A group of Russian scientists, among them staff at the Moscow Institute of Physics and Technology, have proposed a new method for the comparison of metagenome-coupled DNA sequences from all of the organisms in a sample of biological material being investigated. The method makes it possible to more effectively and quickly solve the task of comparing samples and can be easily embedded in the data-analysis process of any metagenome study. The study has been published in the BMC Bioinformatics journal.

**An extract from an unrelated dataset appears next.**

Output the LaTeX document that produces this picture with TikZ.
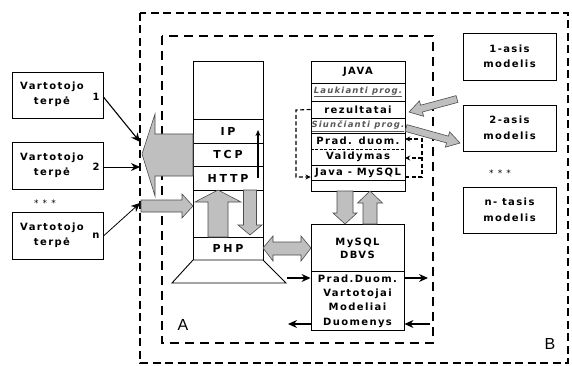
\documentclass[tikz,border=0pt]{standalone}
\usepackage{fontspec}
\setmainfont{DejaVu Sans}[LetterSpace=14]
\newfontfamily\protofont{DejaVu Sans}[LetterSpace=25]
\newfontfamily\bigfont{Liberation Sans}
\usetikzlibrary{calc,arrows.meta}
\newcommand\grayarrow[5]{% start, end, shaft half, head half, head length
  \path coordinate (ba-s) at (#1) coordinate (ba-e) at (#2);
  \path coordinate (ba-h) at ($(ba-e)!#5!(ba-s)$);
  \filldraw[garrow] ($(ba-s)!#3!90:(ba-e)$) -- ($(ba-h)!#3!-90:(ba-s)$) -- ($(ba-h)!#4!-90:(ba-s)$) -- (ba-e) -- ($(ba-h)!#4!90:(ba-s)$) -- ($(ba-h)!#3!90:(ba-s)$) -- ($(ba-s)!#3!-90:(ba-e)$) -- cycle;}
\begin{document}
\begin{tikzpicture}[x=1pt,y=-1pt,
  box/.style={draw,line width=0.9pt,fill=white,inner sep=0pt},
  txt/.style={font=\fontsize{10}{15.5}\selectfont\bfseries,align=center,inner sep=0pt},
  proto/.style={font=\protofont\fontsize{11}{13}\selectfont\bfseries,inner sep=0pt},
  garrow/.style={fill=black!25,draw=black!70,line width=0.6pt,line join=miter},
  blk/.style={-{Stealth[length=9pt,width=8pt]},line width=1.1pt},
  sblk/.style={-{Stealth[length=6pt,width=5pt]},line width=1.1pt},
  loop/.style={line width=1.1pt,dash pattern=on 4pt off 2.5pt},
  ltip/.style={-{Stealth[length=5pt,width=5pt]}},
  prog/.style={font=\fontsize{8.5}{10}\selectfont\itshape\bfseries,text=black!65,inner sep=0pt}
]
\useasboundingbox (0,0) rectangle (572,366);

% dashed frames
\draw[line width=2.2pt,dash pattern=on 8pt off 4.5pt] (140,13) rectangle (568,363);
\draw[line width=1.2pt,dash pattern=on 9pt off 6pt] (162,36) rectangle (433,343);
\node[font=\bigfont\fontsize{16}{18}\selectfont,inner sep=0pt] (labA) at (183,325) {A};
\node[font=\bigfont\fontsize{16}{18}\selectfont,inner sep=0pt] (labB) at (550,344) {B};

% user boxes
\node[box,minimum width=91,minimum height=46] (u1) at (57.5,95) {};
\node[box,minimum width=91,minimum height=47] (u2) at (57.5,165.5) {};
\node[box,minimum width=91,minimum height=47] (u3) at (57.5,235.5) {};
\node[txt] (u1t) at (52,94) {Vartotojo\\terpė};
\node[txt] (u2t) at (52,165) {Vartotojo\\terpė};
\node[txt] (u3t) at (52,235) {Vartotojo\\terpė};
\node[txt] (n1) at (96,97) {1};
\node[txt] (n2) at (96,167) {2};
\node[txt] (nn) at (96,236) {n};
\node[font=\fontsize{9}{10}\selectfont,inner sep=0pt] (dots1) at (45,203) {* * *};
\coordinate (c1) at (140,142);
\coordinate (c2) at (140,167);
\coordinate (c3) at (140,203);
\draw[blk] (u1.east |- n1) -- (c1);
\draw[blk,line width=0.9pt] (u2.east |- n2) -- (c2);
\draw[blk,line width=0.8pt] (u3.east |- nn) -- (c3);

% left stack
\node[box,minimum width=70,minimum height=58] (stop) at (228,90) {};
\node[box,minimum width=70,minimum height=24,proto] (ip) at (228,131) {IP};
\node[box,minimum width=70,minimum height=23,proto] (tcp) at (228,154.5) {TCP};
\node[box,minimum width=70,minimum height=24,proto] (http) at (228,178) {HTTP};
\node[box,minimum width=70,minimum height=47] (mid) at (228,213.5) {};
\node[box,minimum width=70,minimum height=23,proto] (php) at (228,248.5) {PHP};
\draw[box] (193,260) -- (263,260) -- (286,283) -- (172,283) -- cycle;
\coordinate (tcb) at (258,178);
\coordinate (tct) at (258,130);
\draw[sblk] (tcb) -- (tct);

% big gray arrow to users
\filldraw[garrow] (193,134) -- (155,134) -- (155,114) -- (142,154) -- (155,196) -- (155,176) -- (193,176) -- cycle;
% small gray arrow into stack
\grayarrow{141,206}{193,206}{6pt}{12pt}{11pt}
% up / down arrows inside stack
\grayarrow{218,237}{218,190}{10pt}{23pt}{12pt}
\grayarrow{250,190}{250,235}{6.5pt}{12pt}{10pt}

% JAVA stack
\node[box,minimum width=94,minimum height=22,txt] (jv) at (358,72) {JAVA};
\node[box,minimum width=94,minimum height=18] (lp) at (358,92) {};
\node[prog] (lpt) at (358,92) {\underline{Laukianti prog.}};
\node[box,minimum width=94,minimum height=17,txt] (rz) at (358,109.5) {rezultatai};
\node[box,minimum width=94,minimum height=15] (sp) at (358,125.5) {};
\node[prog] (spt) at (358,126) {\underline{Siunčianti prog.}};
\node[box,minimum width=94,minimum height=32] (pdvd) at (358,149) {};
\node[txt,minimum width=94,minimum height=16] (pd) at (358,141) {Prad. duom.};
\node[txt,minimum width=94,minimum height=16] (vd) at (358,157) {Valdymas};
\draw[line width=0.9pt,dash pattern=on 3pt off 1.5pt] (pdvd.west) -- (pdvd.east);
\node[box,minimum width=94,minimum height=15,txt] (jm) at (358,172.5) {Java - MySQL};
\node[box,minimum width=94,minimum height=11] (je) at (358,185.5) {};

% dashed loops
\coordinate (ll1) at (296,110);
\coordinate (ll2) at (296,177);
\draw[loop,ltip] (rz.west) -- (ll1) -- (ll2) -- (ll2 -| jm.west);
\coordinate (rl1) at (422,177);
\coordinate (rl2) at (422,139);
\coordinate (rl3) at (422,158);
\draw[loop,ltip] (rl1 -| jm.east) -- (rl1) -- (rl2) -- (rl2 -| pd.east);
\draw[loop,ltip] (rl3) -- (rl3 -| vd.east);

% models
\node[box,minimum width=93,minimum height=47,txt] (m1) at (509.5,56.5) {1-asis\\modelis};
\node[box,minimum width=93,minimum height=46,txt] (m2) at (509.5,128) {2-asis\\modelis};
\node[box,minimum width=93,minimum height=46,txt] (m3) at (509.5,210) {n- tasis\\modelis};
\node[font=\fontsize{9}{10}\selectfont,inner sep=0pt] (dots2) at (500,173) {* * *};

% slanted gray arrows
\grayarrow{457,99}{409,112}{3.5pt}{8pt}{13pt}
\grayarrow{406,128}{460,143}{3.5pt}{8pt}{13pt}

% MySQL box
\node[box,minimum width=93,minimum height=47,txt,font=\fontsize{10}{13}\selectfont\bfseries] (my) at (357.5,248) {MySQL\\DBVS};
\node[box,minimum width=93,minimum height=59,txt,font=\fontsize{10}{14.3}\selectfont\bfseries] (db) at (357.5,301) {Prad.Duom.\\Vartotojai\\Modeliai\\Duomenys};

% gray arrows JAVA <-> MySQL
\grayarrow{345,191}{345,224}{8pt}{12pt}{11pt}
\grayarrow{370,224}{370,191}{7pt}{12.5pt}{12pt}
% double arrow PHP <-> MySQL
\filldraw[garrow] (263,248) -- (273,236) -- (273,242) -- (301,242) -- (301,236) -- (311,248) -- (301,261) -- (301,255) -- (273,255) -- (273,261) -- cycle;

% black arrows around DB
\coordinate (d1) at (287,278);
\coordinate (d2) at (428,278);
\coordinate (d3) at (430,324);
\coordinate (d4) at (288,324);
\draw[blk] (d1) -- (d1 -| db.west);
\draw[blk] (d1 -| db.east) -- (d2);
\draw[blk] (d3) -- (d3 -| db.east);
\draw[blk] (d4 -| db.west) -- (d4);
\end{tikzpicture}
\end{document}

The bacteria, which inhabit the human body, hold a special place for scientists in the study of metagenomics. The significance of metagenomics cannot be underestimated: on a rough estimate the bacterial cells in our body outnumber our own by an order of magnitude and most of them are located in the gut. Various global projects, such as the “Human Microbiome Project”, have revealed that the composition of the bacterial community affects our risk of disease, the selection of an optimal diet, mood and even creativity. The reverse is true – the composition of these microorganisms is sensitive to processes occurring in the body. Thus, by comparing the sample patient with people with a healthy intestinal metagenome, in the long term it will be possible in future to evaluate the risk of dangerous diseases, such as diabetes or inflammatory bowel disease.

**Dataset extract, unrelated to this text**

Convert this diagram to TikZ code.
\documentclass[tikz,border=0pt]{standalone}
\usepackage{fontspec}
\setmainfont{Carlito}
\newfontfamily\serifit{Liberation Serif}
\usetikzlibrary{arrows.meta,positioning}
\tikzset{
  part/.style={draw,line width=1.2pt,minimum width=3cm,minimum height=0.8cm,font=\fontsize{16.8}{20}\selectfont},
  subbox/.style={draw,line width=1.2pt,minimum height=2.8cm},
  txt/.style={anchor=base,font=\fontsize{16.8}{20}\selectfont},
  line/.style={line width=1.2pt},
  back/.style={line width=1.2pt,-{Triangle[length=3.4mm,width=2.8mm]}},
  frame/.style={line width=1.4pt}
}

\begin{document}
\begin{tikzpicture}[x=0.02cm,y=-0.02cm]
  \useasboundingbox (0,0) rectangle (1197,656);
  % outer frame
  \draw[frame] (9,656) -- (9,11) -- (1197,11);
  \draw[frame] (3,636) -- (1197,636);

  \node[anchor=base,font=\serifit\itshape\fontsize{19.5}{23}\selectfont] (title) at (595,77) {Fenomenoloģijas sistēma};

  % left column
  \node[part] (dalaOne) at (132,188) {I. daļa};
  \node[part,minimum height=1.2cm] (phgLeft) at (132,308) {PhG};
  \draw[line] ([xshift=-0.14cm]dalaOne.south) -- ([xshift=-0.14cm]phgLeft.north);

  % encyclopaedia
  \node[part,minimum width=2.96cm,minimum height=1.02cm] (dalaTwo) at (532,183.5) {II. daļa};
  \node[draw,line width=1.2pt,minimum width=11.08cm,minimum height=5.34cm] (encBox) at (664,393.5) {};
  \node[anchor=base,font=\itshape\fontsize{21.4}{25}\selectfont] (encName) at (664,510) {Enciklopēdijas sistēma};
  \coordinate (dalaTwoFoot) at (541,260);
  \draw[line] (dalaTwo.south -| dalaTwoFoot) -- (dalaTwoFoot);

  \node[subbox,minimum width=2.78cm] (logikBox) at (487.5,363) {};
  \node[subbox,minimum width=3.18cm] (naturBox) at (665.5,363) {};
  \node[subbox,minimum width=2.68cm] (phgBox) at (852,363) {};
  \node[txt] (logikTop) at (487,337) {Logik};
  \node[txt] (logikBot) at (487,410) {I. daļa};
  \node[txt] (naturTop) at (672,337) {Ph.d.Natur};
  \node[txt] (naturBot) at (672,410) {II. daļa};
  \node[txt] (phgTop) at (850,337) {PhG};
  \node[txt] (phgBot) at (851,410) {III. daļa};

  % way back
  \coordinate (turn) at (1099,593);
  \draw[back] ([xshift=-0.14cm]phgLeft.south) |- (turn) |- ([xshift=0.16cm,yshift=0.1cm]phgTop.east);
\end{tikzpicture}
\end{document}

The traditional approach to metagenome analysis is to compare samples on the basis of their taxonomic composition: percentages for each microbial species found. To determine the composition of the sample, its genetic sequences are compared with a database of known bacterial genomes, called the reference set. However, this approach has several disadvantages. Firstly, the reference genomes are often inaccurate, since the composition of the reference genome is a computationally complex and time-consuming task, especially for species that are difficult to cultivate; and the genomes of species isolated in the laboratory can carry a set of genes, which is significantly different from the same species living in a natural environment. Secondly, not all organisms are collected in reference genomes generally; examples of such organisms are viruses. Therefore, that part of the sample sequence, which does not match with the reference sample, is simply not taken into account during the analysis, despite the fact that it can be quite large and significant. Meanwhile, a method based on a comparison of k-mer frequencies does not require recourse to a reference sample or the existence of any information on the organisms studied, and, therefore, all sequences in the sample are subjected to analysis, which gives the best results.
The method is based on representation for an organism genomic sequence as the set with all instances of nucleotide “words” of specified length “k”, called k-mers. Because the genome is a unique sequence for each organism, the sets of such “words” also differ between individual organisms. Thus, the set of all k-mers for a metagenome can be viewed as a set of sets, namely of its constituent organisms. This lets us assess the differences in the bacterial composition when comparing samples.
To test the effectiveness of the k-mer technique compared to traditional approaches, two sets of metagenome data were used – a set of real data and a set of artificially generated data. Artificial data (created from genomes, with proportions known beforehand) is convenient to use when testing the method, as we know the sequence precisely and can assess the result received by comparing it with an a priori correct value. Intestinal metagenomes from residents of the United States and China were used as real data.
It is known that bacterial intestinal communities differ significantly between different populations, and algorithms have claimed to allow us to find, exactly those indicators, which show the difference in composition. Therefore, the criterion for assessing the effectiveness of the method that was considered was the extent to which the metagenomes can be distinguished, that is how much the Chinese metagenomes differ in general from American ones.
The method has shown better results in both data types by comparing k-mers, than when using traditional mapping with a reference set. In addition, when using real data, a mismatch between the intestinal results for k-mer and traditional approaches allowed us to detect another important component of the intestinal metagenome, namely the bacterial phage crAssphage, which had escaped the notice of researchers using the traditional method. According to the author of the article, Dmitri Alexeev: “Interestingly, the genes can be viewed not only as segments of DNA with proteins encoded in them, but also as information in general. It is this information distinction that has allowed us to identify new segments of DNA not described in the catalog of known genes. It is interesting to see how this approach will be used by other research groups”.
The developed technique lets us more efficiently and accurately find the differences between the metagenomes for a variety of bacterial communities, which can help to study, diagnose and treat many human diseases.